Pete Buttigieg Boasts of ‘More Executive Experience’ than Donald Trump or Mike Pence

Democratic presidential candidate South Bend Mayor Pete Buttigieg speaks at a campaign eve
AP Photo/Robert F. Bukaty

Pete Buttigieg claims that as the mayor of South Bend Indiana, he has more executive experience in government than President Donald Trump or Vice President Mike Pence.

When asked about his lack of experience in Washington, Buttigieg said his time as mayor of a mid-western city gave him all the executive background he needed to be president.

“I’ve got more executive experience than the president or the vice president of the United States in government,” he said in an interview posted Sunday with WCAX TV in New Hampshire.

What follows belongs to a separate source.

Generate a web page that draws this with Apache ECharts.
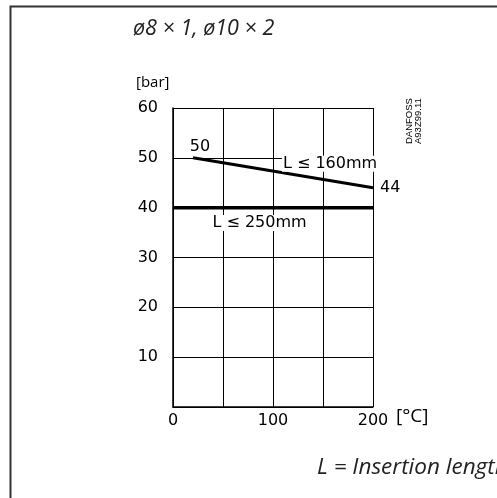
<!DOCTYPE html>
<html><head><meta charset="utf-8">
<script src="https://cdn.jsdelivr.net/npm/echarts@6/dist/echarts.min.js"></script>
<style>html,body{margin:0;padding:0;background:#fff}#c{width:497px;height:498px}</style>
</head><body><div id="c"></div>
<script>
const xTicks = [0, 100, 200];
const yTicks = [10, 20, 30, 40, 50, 60];
const line160 = [[20, 50], [200, 44]];
const line250 = [[0, 40], [200, 40]];
const label160 = [157, 48.8];
const label250 = [86.5, 36.9];

const chart = echarts.init(document.getElementById('c'), null, {renderer: 'canvas'});
const numFont = '"DejaVu Sans", Verdana, sans-serif';
chart.setOption({
  animation: false,
  backgroundColor: '#fff',
  grid: {left: 173, right: 124, top: 108, bottom: 91, containLabel: false},
  xAxis: {
    type: 'value', min: 0, max: 200, interval: 50,
    axisLine: {show: true, lineStyle: {color: '#000', width: 1.5}},
    axisTick: {show: false},
    splitLine: {show: true, lineStyle: {color: '#000', width: 1}},
    axisLabel: {
      margin: 6, color: '#000', fontSize: 16, fontFamily: numFont,
      formatter: v => xTicks.includes(v) ? String(v) : ''
    }
  },
  yAxis: {
    type: 'value', min: 0, max: 60, interval: 10,
    axisLine: {show: true, lineStyle: {color: '#000', width: 1.5}},
    axisTick: {show: false},
    splitLine: {show: true, lineStyle: {color: '#000', width: 1}},
    axisLabel: {
      margin: 15, color: '#000', fontSize: 16, fontFamily: numFont,
      formatter: v => yTicks.includes(v) ? String(v) : ''
    }
  },
  series: [
    {
      type: 'line', data: line160, symbol: 'none',
      lineStyle: {color: '#000', width: 3},
      label: {show: false},
      markPoint: {
        symbol: 'circle', symbolSize: 0,
        label: {show: true, color: '#000', fontSize: 16, fontFamily: numFont},
        data: [
          {coord: line160[0], label: {formatter: String(line160[0][1]), position: 'top', offset: [7, -1], distance: 2}},
          {coord: line160[1], label: {formatter: String(line160[1][1]), position: 'right', distance: 7}},
          {coord: label160, label: {formatter: 'L ≤ 160mm', position: 'inside', backgroundColor: '#fff', padding: [0, 1]}}
        ]
      }
    },
    {
      type: 'line', data: line250, symbol: 'none',
      lineStyle: {color: '#000', width: 3.5},
      markPoint: {
        symbol: 'circle', symbolSize: 0,
        label: {show: true, color: '#000', fontSize: 16, fontFamily: numFont},
        data: [
          {coord: label250, label: {formatter: 'L ≤ 250mm', position: 'inside', backgroundColor: '#fff', padding: [0, 1]}}
        ]
      }
    }
  ],
  graphic: [
    {type: 'rect', shape: {x: 10.5, y: 6.5, width: 600, height: 600}, style: {fill: 'none', stroke: '#333', lineWidth: 2}, z: -1},
    {type: 'text', left: 133, top: 18, style: {text: 'ø8 × 1, ø10 × 2', font: 'italic 21.5px "Open Sans", "Noto Sans", sans-serif', fill: '#222'}},
    {type: 'text', left: 136, top: 75, style: {text: '[bar]', font: '15px "Open Sans", "Noto Sans", sans-serif', fill: '#000'}},
    {type: 'text', left: 396, top: 407, style: {text: '[°C]', font: '19px "Open Sans", "Noto Sans", sans-serif', fill: '#000'}},
    {type: 'text', x: 317, y: 456, style: {text: 'L = Insertion length', font: 'italic 22.5px "Open Sans", "Noto Sans", sans-serif', fill: '#222'}},
    {type: 'text', x: 405, y: 144, rotation: Math.PI / 2, style: {text: 'DANFOSS\nA93Z99.11', font: '9.5px "Liberation Sans", Arial, sans-serif', fill: '#000', lineHeight: 9, verticalAlign: 'top', align: 'left'}}
  ]
});
</script></body></html>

Trump was the head of a multi-billion real estate company before he ran for president and Pence served 12 years in the United States Congress for his district in Indiana and four years as Governor of Indiana.

Buttigieg is currently spending most of his time in his second term for mayor running for President of the United States.

“I view it this way,” he said. “I have the executive experience of guiding a city and knowing that as a mayor, you are close to the ground, you are working with constituents, you are also responsible for everything from incident management to economic development.”

Buttigieg has been criticized by black residents for his failure to enact sufficient police reforms in his community.

The South Bend mayor also boasted he had more military experience than recent presidents.

“I’ve got more military experience than anybody to walk into that office since George H. Bush,” he said, referring to his time serving in the naval reserve.

The mayor served six years as an intelligence officer in the Navy Reserves and was deployed to Afghanistan for six months, but does not appear to have experienced combat.

Buttigieg, who is currently polling in single digits in most Democrat presidential primary polls, argued Democrats were ready for a “different” candidate who was not from Washington, D.C.

“I think there’s a real appetite for a different kind of candidate who can speak to the values that have held us together as Democrats for some time, but with a different background in a different vocabulary,” he said.